Fixed-Rate Mortgages

  • Interest rate does not change during the term.
  • Principal and interest (P & I) does not change.
  • Fixed-rate mortgages fully amortize over a defined period of time and are paid in-full at the end of the loan term.
  • Different loan terms are available (10,15,20,25 and 30 year are available).
  • The shorter the term, the faster equity is built and less interest paid.

Fixed-Rate Balloons

  • P & I payment and interest rate do not change.
  • Regular monthly P & I payments are based on 30-year amortization, while the unpaid balance (balloon) is due at the end of a shorter, predetermined term.
  • Interest rate is typically less than fixed-rate loans.
  • Most borrowers anticipate refinancing or selling prior to the end of the balloon term.

Interest-Only Mortgages

  • There are no reductions to the principal amount unless a principal payment is made on top of the monthly interest only payment.
  • There is no provision for negative amortization.
  • Interest-only payments are limited to the fixed term of the mortgage, i.e. 7 year Interest Only will be for 84 months.

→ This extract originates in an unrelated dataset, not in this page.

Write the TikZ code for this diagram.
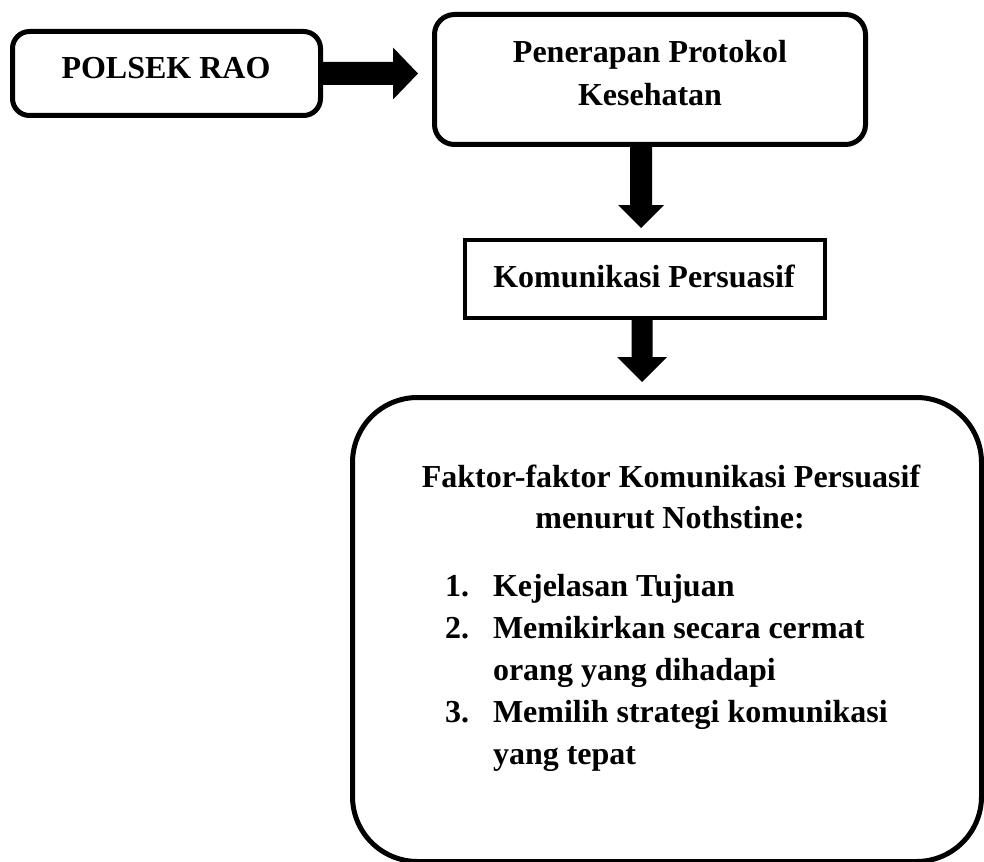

After the 84 months, the payments will be adjustable and will be principal and interest.
  • After the fixed term, the loan is amortized for the remainder of its term with principal and interest payments.

Adjustable-Rate Mortgages (ARMs)

  • There is potential for the interest rate/ payment to fluctuate.
  • ARMs offer borrowers initial interest rates that are usually lower than fixed-rate mortgages.
  • Most borrowers anticipate refinancing or selling prior to the end of the fixed rate of the loan terms.